Let $(X,\mathcal{B},\mu)$ be some probability space, and let $x_n$ be a sequence of centered, real, Gaussian random variables with variance $\sigma_n^2$. Suppose that $x_n$ converges in $L_2(X,\mathcal{B},\mu)$ to some random variable $x$. I want to show that $x$ also has real, centered, Gaussian distribution. I believe it can be done by using Levy's continuity theorem to imply pointwise convergence of the Fourier transforms, which will imply the convergence of $\sigma_n$ to some $\sigma$ and that the Fourier transform of $x$ is $\exp(-\frac{1}2 \sigma^2t^2)$ which implies that $x$ is a real, centered, Gaussian random variable with variance $\sigma^2$ by the uniqueness of the Fourier transform. First, I want to ask if this proof is correct? Also I want to find a proof that does not use Lévy's continuity theorem.

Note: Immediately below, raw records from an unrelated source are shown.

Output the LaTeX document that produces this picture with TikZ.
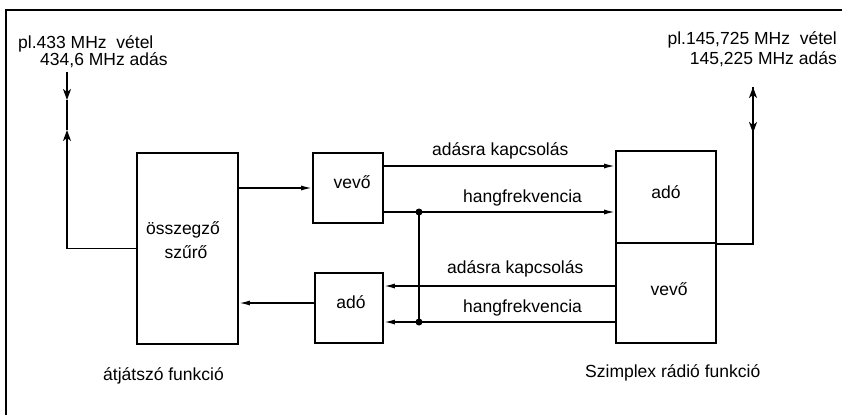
\documentclass[tikz,border=0pt]{standalone}
\usepackage{fontspec}
\setmainfont{Liberation Sans}
\usetikzlibrary{arrows.meta}
\begin{document}
\begin{tikzpicture}[x=1pt,y=-1pt,
  box/.style={draw, line width=1.8pt, inner sep=0pt},
  lbl/.style={font=\fontsize{17.5}{20}\selectfont, inner sep=0pt},
  conn/.style={line width=1.5pt},
  arr/.style={conn, -{Latex[length=11pt,width=5pt]}},
  ant/.style={conn, -{Stealth[length=11pt,width=8pt,inset=3pt]}},
  jdot/.style={circle, fill, inner sep=0pt, minimum size=7pt},
  frame/.style={line width=1.3pt}]
\useasboundingbox (0,0) rectangle (842,415);
% frame
\coordinate (fbl) at (6,415);
\coordinate (ftl) at (6,10);
\coordinate (ftr) at (842,10);
\draw[frame] (fbl) -- (ftl) -- (ftr);

% boxes
\node[box, minimum width=101pt, minimum height=191pt] (filt) at (187.5,248.5) {};
\node[box, minimum width=70pt, minimum height=70pt] (vevo) at (348,188) {};
\node[box, minimum width=68pt, minimum height=70pt] (ado) at (349,308) {};
\node[box, minimum width=100pt, minimum height=92pt] (rado) at (666,197) {};
\node[box, minimum width=100pt, minimum height=100pt] (rvevo) at (666,293) {};

% box texts
\node[lbl, anchor=base] (tfilt1) at (183,234) {összegző};
\node[lbl, anchor=base] (tfilt2) at (186,258) {szűrő};
\node[lbl, anchor=base] (tvevo) at (352,188) {vevő};
\node[lbl, anchor=base] (tado) at (351,308) {adó};
\node[lbl, anchor=base] (trado) at (666,198) {adó};
\node[lbl, anchor=base] (trvevo) at (669,295) {vevő};

% antenna texts
\node[lbl, anchor=base west] (tl1) at (18,48) {pl.433 MHz\ \ vétel};
\node[lbl, anchor=base west] (tl2) at (40,65) {434,6 MHz adás};
\node[lbl, anchor=base east] (tr1) at (837,44) {pl.145,725 MHz\ \ vétel};
\node[lbl, anchor=base east] (tr2) at (837,64) {145,225 MHz adás};

% line labels
\node[lbl, anchor=base west] (ta1) at (432,155) {adásra kapcsolás};
\node[lbl, anchor=base west] (th1) at (463,202) {hangfrekvencia};
\node[lbl, anchor=base west] (ta2) at (447,273) {adásra kapcsolás};
\node[lbl, anchor=base west] (th2) at (463,312) {hangfrekvencia};

% captions
\node[lbl, anchor=base west] (cap1) at (103,380) {átjátszó funkció};
\node[lbl, anchor=base west] (cap2) at (585,377) {Szimplex rádió funkció};

% left antenna
\coordinate (antL) at (67,72);
\coordinate (aL1) at (67,100);
\coordinate (aL2) at (67,130);
\draw[ant] (antL) -- (aL1);
\draw[conn] (aL1) -- (aL2);
\draw[ant] (filt.west) -| (aL2);

% right antenna
\coordinate (antR) at (753,87);
\coordinate (aR2) at (753,133);
\draw[ant] (rado.south east) -| (antR);
\draw[ant] (antR) -- (aR2);

% filter <-> vevo / ado
\draw[arr] (filt.east |- vevo.west) -- (vevo.west);
\draw[arr] ([yshift=5pt]ado.west) -- ([yshift=5pt]ado.west -| filt.east);

% signal lines
\coordinate (l1) at (0,166);
\coordinate (l2) at (0,212);
\coordinate (l3) at (0,286);
\coordinate (l4) at (0,322);
\draw[arr] (vevo.east |- l1) -- (rado.west |- l1);
\draw[arr] (vevo.east |- l2) -- (rado.west |- l2);
\draw[arr] (rvevo.west |- l3) -- (ado.east |- l3);
\draw[arr] (rvevo.west |- l4) -- (ado.east |- l4);

% junction
\coordinate (j1) at (419,212);
\coordinate (j2) at (419,322);
\draw[conn] (j1) -- (j2);
\node[jdot] (d1) at (j1) {};
\node[jdot] (d2) at (j2) {};
\end{tikzpicture}
\end{document}
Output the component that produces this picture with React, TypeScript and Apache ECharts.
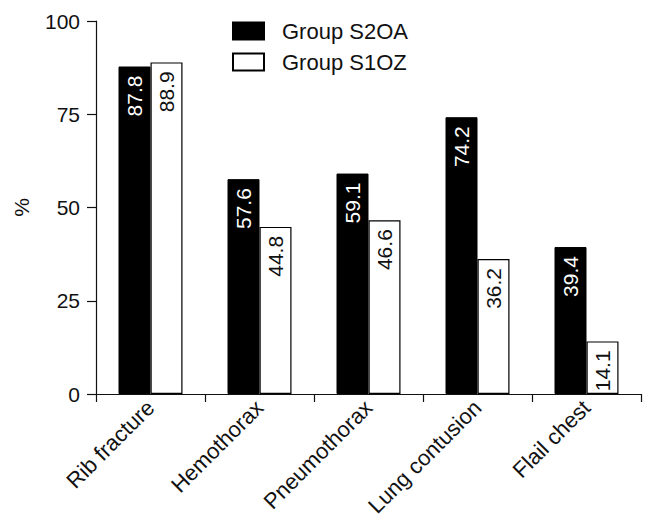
import React, { useEffect, useRef } from "react";
import * as echarts from "echarts";

const categories = ["Rib fracture", "Hemothorax", "Pneumothorax", "Lung contusion", "Flail chest"];
const groupS2OA = [87.8, 57.6, 59.1, 74.2, 39.4];
const groupS1OZ = [88.9, 44.8, 46.6, 36.2, 14.1];
const seriesNames = ["Group S2OA", "Group S1OZ"];
const yTicks = { min: 0, max: 100, interval: 25 };

const FONT = "'Liberation Sans', Arial, sans-serif";
const INK = "#111";

export default function App() {
  const ref = useRef<HTMLDivElement>(null);
  useEffect(() => {
    document.body.style.margin = "0";
    if (!ref.current) return;
    const chart = echarts.init(ref.current, undefined, { renderer: "svg" });
    const labelBase = {
      show: true,
      position: "insideTop",
      rotate: 90,
      align: "right",
      verticalAlign: "middle",
      distance: 9,
      fontSize: 21,
      fontFamily: FONT,
      formatter: (p: any) => Number(p.value).toFixed(1),
    };
    chart.setOption({
      animation: false,
      backgroundColor: "#fff",
      textStyle: { fontFamily: FONT, color: INK },
      grid: { left: 96, right: 13, top: 21, bottom: 135, containLabel: false },
      legend: {
        orient: "vertical",
        left: 227,
        top: 15,
        itemWidth: 31,
        itemHeight: 17,
        itemGap: 9,
        icon: "rect",
        data: seriesNames,
        textStyle: { fontSize: 22, color: INK, fontFamily: FONT, lineHeight: 17, padding: [0, 0, 0, 13] },
      },
      xAxis: {
        type: "category",
        data: categories,
        boundaryGap: true,
        axisLine: { show: true, lineStyle: { color: INK, width: 1.2 } },
        axisTick: { show: true, length: 8, alignWithLabel: false, lineStyle: { color: INK, width: 1.2 } },
        axisLabel: { rotate: 45, fontSize: 22, color: INK, fontFamily: FONT, margin: 10, interval: 0 },
        splitLine: { show: false },
      },
      yAxis: {
        type: "value",
        min: yTicks.min,
        max: yTicks.max,
        interval: yTicks.interval,
        name: "%",
        nameLocation: "middle",
        nameRotate: 90,
        nameGap: 64,
        nameTextStyle: { fontSize: 21, color: INK, fontFamily: FONT },
        axisLine: { show: true, lineStyle: { color: INK, width: 1.2 } },
        axisTick: { show: true, length: 9, lineStyle: { color: INK, width: 1.2 } },
        axisLabel: { fontSize: 21, color: INK, fontFamily: FONT, margin: 16 },
        splitLine: { show: false },
      },
      series: [
        {
          name: seriesNames[0],
          type: "bar",
          data: groupS2OA,
          barWidth: 32,
          barGap: "0%",
          itemStyle: { color: "#000", borderColor: "#000", borderWidth: 1 },
          label: { ...labelBase, color: "#fff" },
        },
        {
          name: seriesNames[1],
          type: "bar",
          data: groupS1OZ,
          barWidth: 32,
          barGap: "0%",
          itemStyle: { color: "#fff", borderColor: "#000", borderWidth: 1.2 },
          label: { ...labelBase, color: INK },
        },
      ],
    });
    return () => chart.dispose();
  }, []);
  return <div ref={ref} style={{ width: 654, height: 529 }} />;
}
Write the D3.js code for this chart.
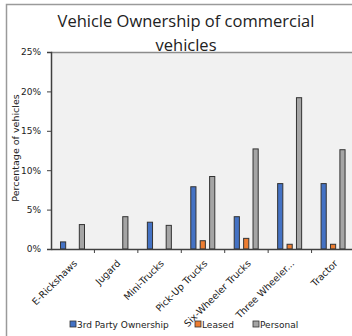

[Math] Is the $L_2$ limit of centered Gaussian random variables also a centered Gaussian random variable
probability theory
Best Answer
Without Lévy's continuity theorem:
The sequence $(x_n)_n$ converges in $L^2$ hence it is bounded in $L^2$ hence the sequence $(\sigma_n^2)_n$ is bounded. Consider a converging subsequence $\sigma_{\varphi(n)}^2\to\sigma^2$. Then $x_{\varphi(n)}$ converges in distribution to a centered normal random variable with variance $\sigma^2$. Since $x_{\varphi(n)}\to x$ in $L^2$ and convergence in $L^2$ implies convergence in distribution to the same limit, $x$ is a centered normal random variable with variance $\sigma^2$. (Recall that normal distributions with variance zero are Dirac distributions.)